■ Data supplied:
= = = = =
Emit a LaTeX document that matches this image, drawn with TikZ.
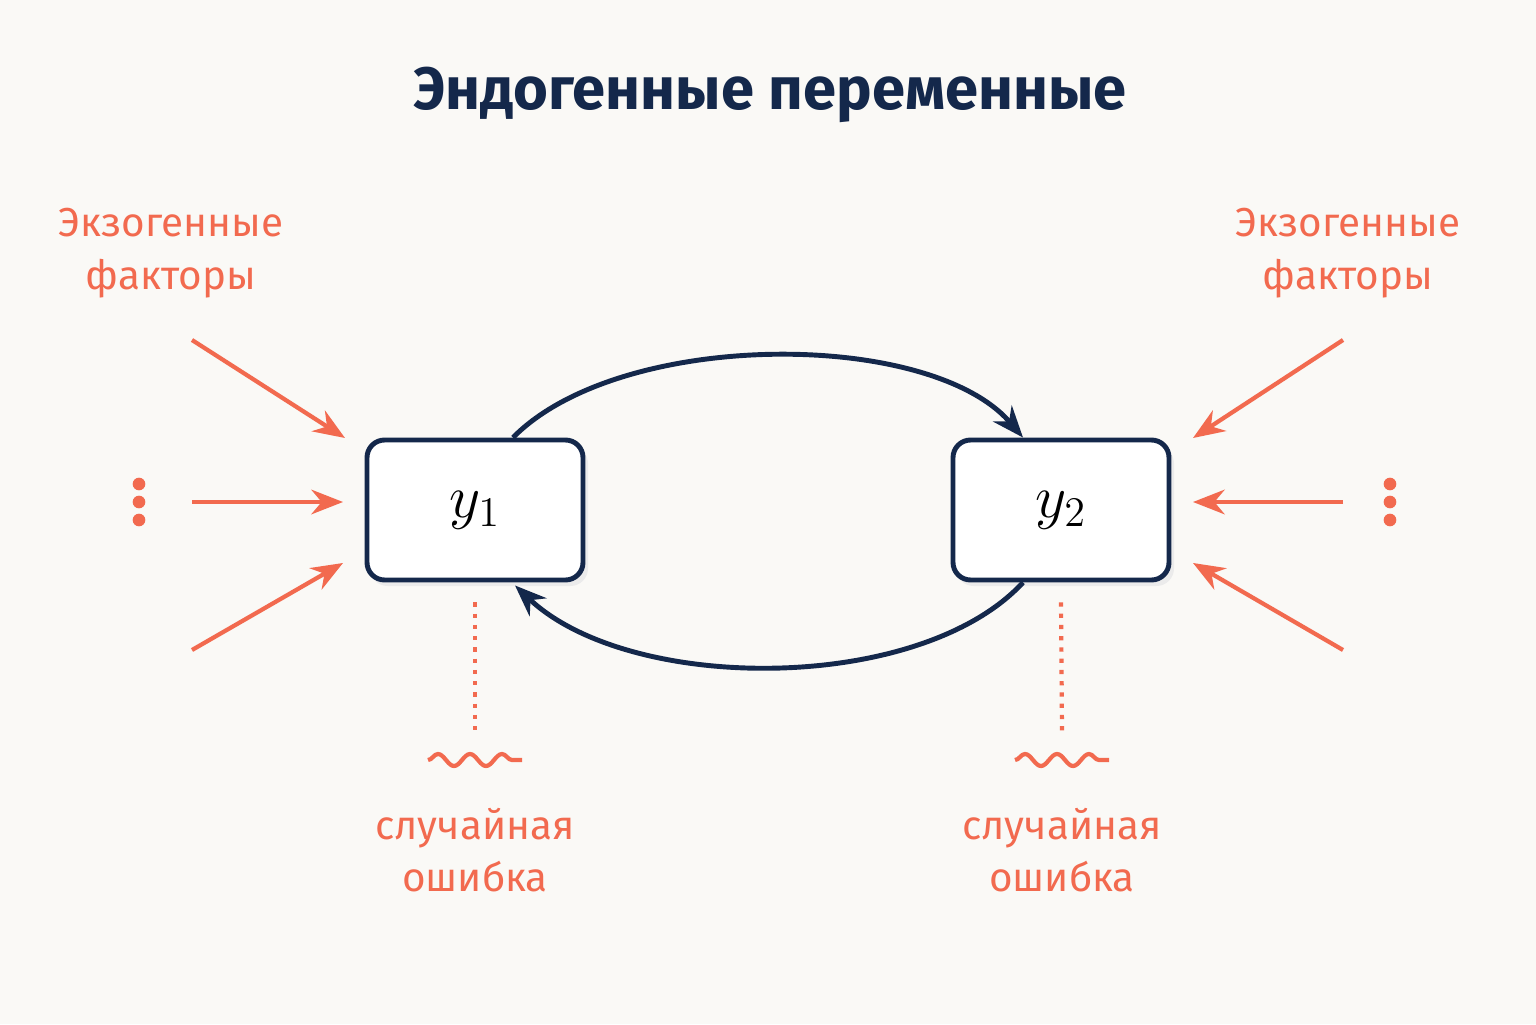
\documentclass[tikz,border=0pt]{standalone}
\usepackage{fontspec}
\setmainfont{Fira Sans}
\usepackage{amsmath}
\usetikzlibrary{calc}
\usetikzlibrary{arrows.meta}
\usetikzlibrary{decorations.pathmorphing}
\definecolor{navy}{HTML}{14284B}
\definecolor{coral}{HTML}{F26A4F}
\definecolor{paper}{HTML}{FAF9F6}
\tikzset{
  endo/.style={draw=navy, line width=1.4pt, rounded corners=5pt, fill=white, minimum width=2.16cm, minimum height=1.4cm},
  exo/.style={->, coral, line width=1.2pt, >={Stealth[length=9pt,width=7pt]}},
  loop/.style={->, navy, line width=1.4pt, >={Stealth[length=9pt,width=7pt]}},
  lbl/.style={coral, font=\fontsize{11.5}{15}\selectfont, align=center},
  wave/.style={coral, line width=1.2pt, decorate, decoration={snake, segment length=0.32cm, amplitude=0.06cm}},
}
\begin{document}
\begin{tikzpicture}
  \fill[paper] (0,0) rectangle (15.36,10.24);
  \useasboundingbox (0,0) rectangle (15.36,10.24);

  \node[navy, font=\fontsize{17}{20}\selectfont\bfseries] (title) at (7.7,9.29) {Эндогенные переменные};

  % shadows
  \fill[black!8, rounded corners=5pt] (3.70,4.38) rectangle (5.88,5.78);
  \fill[black!8, rounded corners=5pt] (9.56,4.38) rectangle (11.74,5.78);

  \node[endo] (y1) at (4.75,5.14) {\LARGE $y_1$};
  \node[endo] (y2) at (10.61,5.14) {\LARGE $y_2$};

  \node[lbl] (exoL) at (1.71,7.71) {Экзогенные\\факторы};
  \node[lbl] (exoR) at (13.48,7.71) {Экзогенные\\факторы};

  \coordinate (l1) at (1.92,6.84);
  \coordinate (l2) at (1.92,5.22);
  \coordinate (l3) at (1.92,3.74);
  \coordinate (r1) at (13.43,6.84);
  \coordinate (r2) at (13.43,5.22);
  \coordinate (r3) at (13.43,3.74);

  \draw[exo] (l1) -- (3.45,5.86);
  \draw[exo] (l2) -- (3.43,5.22);
  \draw[exo] (l3) -- (3.43,4.61);
  \draw[exo] (r1) -- (11.93,5.86);
  \draw[exo] (r2) -- (11.93,5.22);
  \draw[exo] (r3) -- (11.93,4.61);

  \foreach \y in {5.40,5.22,5.04} {
    \fill[coral] (1.39,\y) circle (1.8pt);
    \fill[coral] (13.90,\y) circle (1.8pt);
  }

  \draw[loop] ($(y1.north)+(0.38,0)$) .. controls (6.2,6.95) and (9.3,6.95) .. ($(y2.north)+(-0.38,0)$);
  \draw[loop] ($(y2.south)+(-0.38,0)$) .. controls (9.2,3.3) and (6.3,3.3) .. ($(y1.south)+(0.4,-0.03)$);

  \coordinate (e1) at (4.75,2.91);
  \coordinate (e2) at (10.62,2.91);
  \draw[coral, line width=1.2pt, dotted] ($(y1.south)+(0,-0.2)$) -- (e1);
  \draw[coral, line width=1.2pt, dotted] ($(y2.south)+(0,-0.2)$) -- (e2);

  \draw[wave] (4.28,2.64) -- (5.22,2.64);
  \draw[wave] (10.15,2.64) -- (11.09,2.64);

  \node[lbl] (errL) at (4.75,1.74) {случайная\\ошибка};
  \node[lbl] (errR) at (10.62,1.74) {случайная\\ошибка};
\end{tikzpicture}
\end{document}
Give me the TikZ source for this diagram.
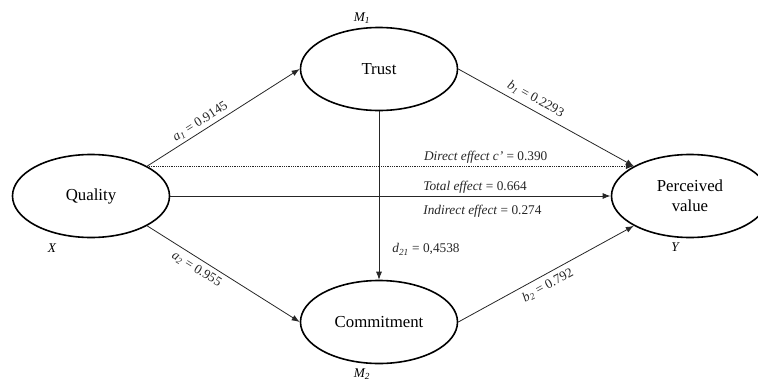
\documentclass[tikz,border=0pt]{standalone}
\usepackage{fontspec}
\setmainfont{Liberation Serif}
\usepackage{tikz}
\usetikzlibrary{arrows.meta,positioning,shapes.geometric,calc}
\newcommand{\coef}[2]{\textit{#1}\textsubscript{\textit{#2}}}
\tikzset{
  construct/.style={
    ellipse, draw=black, line width=1.6pt, fill=white,
    minimum width=157pt, minimum height=83pt, inner sep=0pt,
    font=\fontsize{16.8}{20}\selectfont, align=center
  },
  pathline/.style={-{Latex[length=8pt,width=6pt]}, line width=0.8pt, color=black!85},
  totalline/.style={pathline, line width=1pt},
  directline/.style={pathline, densely dotted},
  coeff/.style={font=\fontsize{13.3}{16}\selectfont, inner sep=2pt, sloped},
  effect/.style={font=\fontsize{13.3}{16}\selectfont, inner sep=2pt},
  varname/.style={font=\fontsize{13.3}{16}\selectfont\itshape, inner sep=0pt},
}

\begin{document}
\begin{tikzpicture}[x=1pt,y=-1pt]
  \useasboundingbox (0,0) rectangle (758,380);

  % Constructs
  \node[construct] (quality) at (91,196)  {Quality};
  \node[construct] (trust)   at (379,69)  {Trust};
  \node[construct] (commit)  at (379,322) {Commitment};
  \node[construct] (value)   at (690,196) {Perceived\\value};

  % Variable names
  \node[varname] (m1)    at (362,18)  {\coef{M}{1}};
  \node[varname] (m2)    at (362,374) {\coef{M}{2}};
  \node[varname] (xname) at (52,248)  {X};
  \node[varname] (yname) at (675,247) {Y};

  % Paths through the mediators
  \draw[pathline] (quality.28)  -- node[coeff, above=1pt, pos=0.38] {\coef{a}{1} = 0.9145} (trust.west);
  \draw[pathline] (quality.332) -- node[coeff, below=2.5pt, pos=0.36] {\coef{a}{2} = 0.955} (commit.west);
  \draw[pathline] (trust.east)  -- node[coeff, above=3pt, pos=0.41] {\coef{b}{1} = 0.2293} (value.152);
  \draw[pathline] (commit.east) -- node[coeff, below=3pt, pos=0.48] {\coef{b}{2} = 0.792} (value.208);
  \draw[pathline] (trust.south) -- node[effect, anchor=west, pos=0.82, xshift=11pt]
        {\coef{d}{21} = 0,4538} (commit.north);

  % Direct and total effects
  \draw[directline] (quality.28) -- node[effect, anchor=south west, pos=0.564]
        {\textit{Direct effect c’} = 0.390} (value.152);
  \draw[totalline] (quality.east)
        -- node[effect, anchor=south west, pos=0.569] {\textit{Total effect} = 0.664}
           node[effect, anchor=north west, pos=0.569, yshift=-7pt] {\textit{Indirect effect} = 0.274}
        (value.west);

\end{tikzpicture}
\end{document}
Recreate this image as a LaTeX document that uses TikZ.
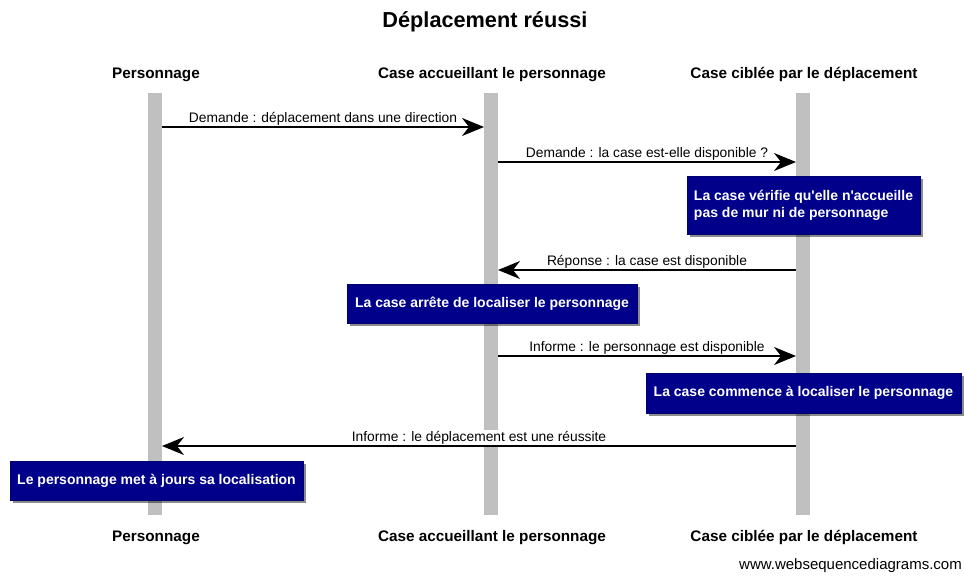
\documentclass[tikz,border=0pt]{standalone}
\usepackage{fontspec}
\setmainfont{Liberation Sans}
\usetikzlibrary{arrows.meta,shadows}
\definecolor{notefill}{RGB}{0,0,138}
\definecolor{lifegray}{RGB}{192,192,192}
% straight apostrophe, bypassing the TeX ligature mapping
\newcommand{\apos}{\XeTeXglyph\XeTeXcharglyph"0027\relax}
\begin{document}
\begin{tikzpicture}[x=1pt,y=-1pt,
  lifeline/.style={fill=lifegray, draw=none, minimum width=14pt, minimum height=422pt, inner sep=0pt},
  actor/.style={font=\fontsize{15.3}{18}\selectfont\bfseries, inner sep=0pt, anchor=base},
  msg/.style={line width=1.6pt, -{Stealth[length=22pt,width=18pt,inset=7pt]}},
  msglabel/.style={font=\fontsize{13.8}{16}\selectfont, inner sep=1pt, above},
  note/.style={fill=notefill, draw=notefill!80!black, text=white,
    font=\fontsize{14}{17}\selectfont\bfseries, inner sep=0pt, align=left,
    drop shadow={shadow xshift=3pt, shadow yshift=-3pt, fill=black, opacity=0.45}},
]
\useasboundingbox (0,0) rectangle (964,576);

% title
\node[font=\fontsize{21.7}{24}\selectfont\bfseries, anchor=base, inner sep=0pt] (title) at (485,27) {Déplacement réussi};

% lifelines
\node[lifeline] (L1) at (155,304) {};
\node[lifeline] (L2) at (491,304) {};
\node[lifeline] (L3) at (803,304) {};

% participant names, top and bottom
\node[actor] (h1t) at (156,78) {Personnage};
\node[actor] (h2t) at (492,78) {Case accueillant le personnage};
\node[actor] (h3t) at (804,78) {Case ciblée par le déplacement};
\node[actor] (h1b) at (156,541) {Personnage};
\node[actor] (h2b) at (492,541) {Case accueillant le personnage};
\node[actor] (h3b) at (804,541) {Case ciblée par le déplacement};

% message end points on the lifelines
\coordinate (m1s) at (162,127); \coordinate (m1e) at (484,127);
\coordinate (m2s) at (498,162); \coordinate (m2e) at (796,162);
\coordinate (m3s) at (796,270); \coordinate (m3e) at (498,270);
\coordinate (m4s) at (498,356); \coordinate (m4e) at (796,356);
\coordinate (m5s) at (796,446); \coordinate (m5e) at (162,446);

% messages
\draw[msg] (m1s) -- node[msglabel] (t1) {Demande : déplacement dans une direction} (m1e);
\draw[msg] (m2s) -- node[msglabel] (t2) {Demande : la case est-elle disponible ?} (m2e);
\draw[msg] (m3s) -- node[msglabel] (t3) {Réponse : la case est disponible} (m3e);
\draw[msg] (m4s) -- node[msglabel] (t4) {Informe : le personnage est disponible} (m4e);
\draw[msg] (m5s) -- node[msglabel, fill=white] (t5) {Informe : le déplacement est une réussite} (m5e);

% notes
\node[note, minimum width=233pt, minimum height=58pt] (n1) at (803.5,205)
  {La case vérifie qu\apos elle n\apos accueille\\pas de mur ni de personnage};
\node[note, minimum width=290pt, minimum height=39pt] (n2) at (492,303.5)
  {La case arrête de localiser le personnage};
\node[note, minimum width=315pt, minimum height=40pt] (n3) at (803.5,393)
  {La case commence à localiser le personnage};
\node[note, minimum width=293pt, minimum height=39pt] (n4) at (156.5,480.5)
  {Le personnage met à jours sa localisation};

% footer
\node[font=\fontsize{15}{18}\selectfont, anchor=base east, inner sep=0pt] (wsd) at (962,569) {www.websequencediagrams.com};
\end{tikzpicture}
\end{document}
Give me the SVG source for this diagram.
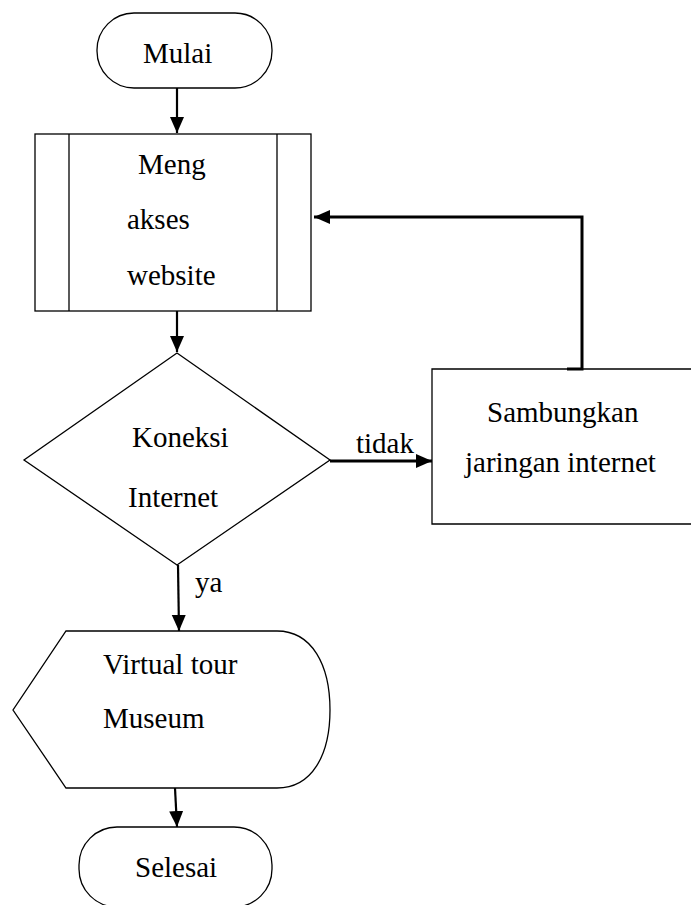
<svg xmlns="http://www.w3.org/2000/svg" width="691" height="905" viewBox="0 0 691 905">
<defs>
<style>
.shape{fill:#fff;stroke:#000;stroke-width:1.3}
.thin{fill:none;stroke:#000;stroke-width:1.3}
.t{font-family:"Liberation Serif","Times New Roman",serif;font-size:29px;fill:#000}
.conn{fill:none;stroke:#000;stroke-width:2.2}
.conn2{fill:none;stroke:#000;stroke-width:3}
</style>
<marker id="ah" markerUnits="userSpaceOnUse" markerWidth="17" markerHeight="16" refX="16" refY="7" orient="auto">
<path d="M0,0 L16,7 L0,14 Z" fill="#000"/>
</marker>
</defs>
<g id="mulai">
<rect class="shape" x="97" y="13" width="175" height="75" rx="37" ry="37"/>
<text class="t" x="143" y="63">Mulai</text>
</g>
<g id="mengakses">
<rect class="shape" x="35" y="134" width="276" height="177"/>
<line class="thin" x1="69" y1="134" x2="69" y2="311"/>
<line class="thin" x1="277" y1="134" x2="277" y2="311"/>
<text class="t" x="138" y="174">Meng</text>
<text class="t" x="127" y="229">akses</text>
<text class="t" x="127" y="285">website</text>
</g>
<g id="koneksi">
<polygon class="shape" points="177,353 330,460 177,565 24,460"/>
<text class="t" x="132" y="447">Koneksi</text>
<text class="t" x="128" y="507">Internet</text>
</g>
<g id="sambungkan">
<path class="shape" d="M693,369 L432,369 L432,524 L693,524"/>
<text class="t" x="487" y="422">Sambungkan</text>
<text class="t" x="465" y="472">jaringan internet</text>
</g>
<g id="virtualtour">
<path class="shape" d="M66,631 L277,631 C312,631 330,665 330,710 C330,755 312,788 277,788 L66,788 L13,710 Z"/>
<text class="t" x="103" y="674">Virtual tour</text>
<text class="t" x="103" y="728">Museum</text>
</g>
<g id="selesai">
<rect class="shape" x="79" y="827" width="193" height="80" rx="38" ry="38"/>
<text class="t" x="135" y="877">Selesai</text>
</g>
<g id="connectors">
<path class="conn" d="M177,88 L177,133" marker-end="url(#ah)"/>
<path class="conn" d="M177,311 L177,352" marker-end="url(#ah)"/>
<path class="conn2" d="M330,461 L432,461" marker-end="url(#ah)"/>
<path class="conn2" d="M567,369 L582,369 L582,217 L314,217" marker-end="url(#ah)"/>
<path class="conn" d="M178,565 L179,631" marker-end="url(#ah)"/>
<path class="conn" d="M175,788 L177,827" marker-end="url(#ah)"/>
<text class="t" x="356" y="453">tidak</text>
<text class="t" x="195" y="592">ya</text>
</g>
</svg>
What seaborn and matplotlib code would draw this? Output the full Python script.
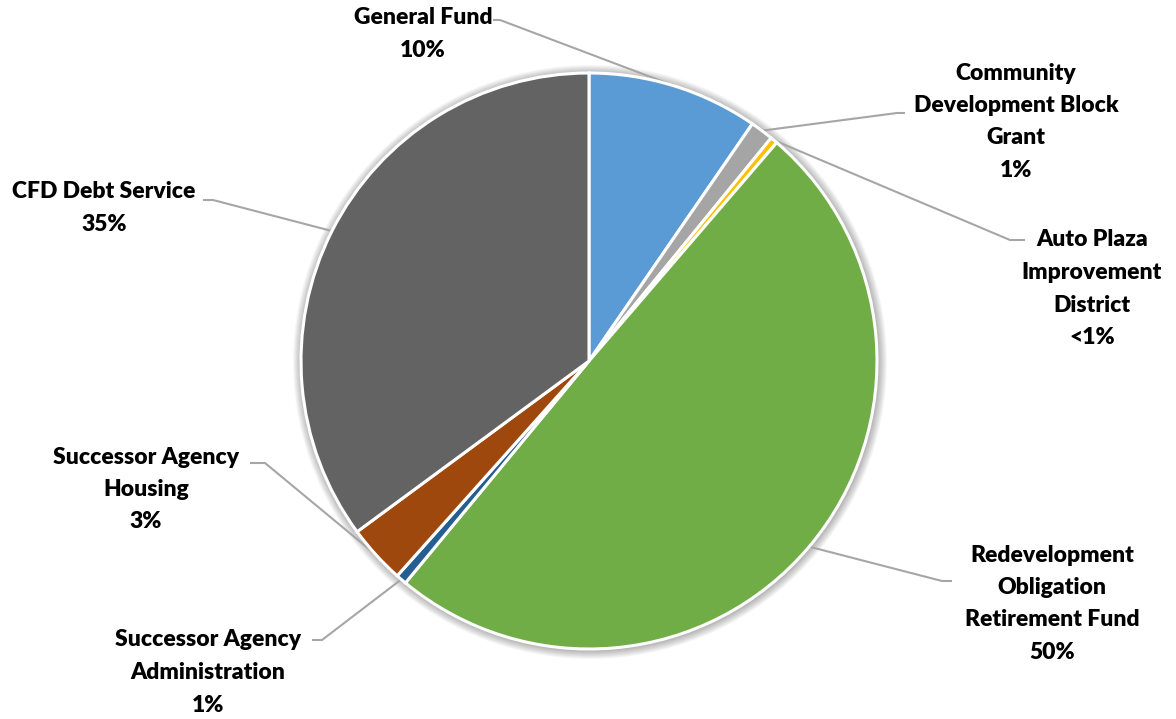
import matplotlib
matplotlib.use("Agg")
import matplotlib.pyplot as plt
from matplotlib.patches import Circle
import numpy as np
import seaborn as sns

# Fund shares (percent of total)
categories = [
    "General Fund",
    "Community\nDevelopment Block\nGrant",
    "Auto Plaza\nImprovement\nDistrict",
    "Redevelopment\nObligation\nRetirement Fund",
    "Successor Agency\nAdministration",
    "Successor Agency\nHousing",
    "CFD Debt Service",
]
shares = [9.6, 1.3, 0.4, 49.7, 0.6, 3.3, 35.1]
colors = ["#5B9BD5", "#A5A5A5", "#FFC000", "#70AD47", "#255E91", "#9E480E", "#636363"]

# Label placement (pixel coords from top-left): text centre x, first line y, leader elbow
label_x = [423, 1016, 1092, 1052, 208, 146, 104]
label_y = [18, 73, 240, 555, 640, 457, 192]
elbow_x = [500, 897, 1010, 942, 322, 265, 213]
elbow_end = [493, 905, 1025, 952, 312, 250, 203]
elbow_y = [20, 113, 240, 581, 640, 463, 200]

W, H = 1176, 719
CX, CY, R = 589, 361, 288
LINE = 32.5

sns.set_theme(style="white")
plt.rcParams["font.family"] = ["Lato", "DejaVu Sans"]

fig = plt.figure(figsize=(W / 100, H / 100), dpi=100)
ax = fig.add_axes([0, 0, 1, 1])

def fy(y):
    return H - y

# soft glow behind the pie
for i in range(1, 11):
    ax.add_patch(Circle((CX + 1, fy(CY) - 1), R + i * 0.9, color="black",
                        alpha=0.03, lw=0, zorder=0))

wedges, _ = ax.pie(shares, colors=colors, startangle=90, counterclock=False,
                   center=(CX, fy(CY)), radius=R,
                   wedgeprops=dict(edgecolor="white", linewidth=2.2),
                   frame=True)
for w in wedges:
    w.set_zorder(2)

def pct_text(v):
    r = round(v)
    return "<1%" if r < 1 else f"{r:d}%"

for i, (w, name, v) in enumerate(zip(wedges, categories, shares)):
    mid = np.deg2rad((w.theta1 + w.theta2) / 2)
    ax_pt = (CX + R * np.cos(mid), fy(CY) + R * np.sin(mid))
    ax.plot([ax_pt[0], elbow_x[i], elbow_end[i]],
            [ax_pt[1], fy(elbow_y[i]), fy(elbow_y[i])],
            color="#A6A6A6", lw=1.5, zorder=1, solid_capstyle="butt")
    lines = name.split("\n") + [pct_text(v)]
    for k, t in enumerate(lines):
        ax.text(label_x[i], fy(label_y[i] + k * LINE), t, ha="center", va="center",
                fontsize=16.5, fontweight="heavy", color="black", zorder=3)

ax.set_xlim(0, W)
ax.set_ylim(0, H)
ax.set_aspect("equal")
ax.axis("off")

fig.savefig("out.png", dpi=100, facecolor="white")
= = = = =
Look through the lines above and collect those with the word "matplotlib".

■ Answer to the problem:
What seaborn and matplotlib code would draw this? Output the full Python script.
import matplotlib
matplotlib.use("Agg")
import matplotlib.pyplot as plt
from matplotlib.patches import Circle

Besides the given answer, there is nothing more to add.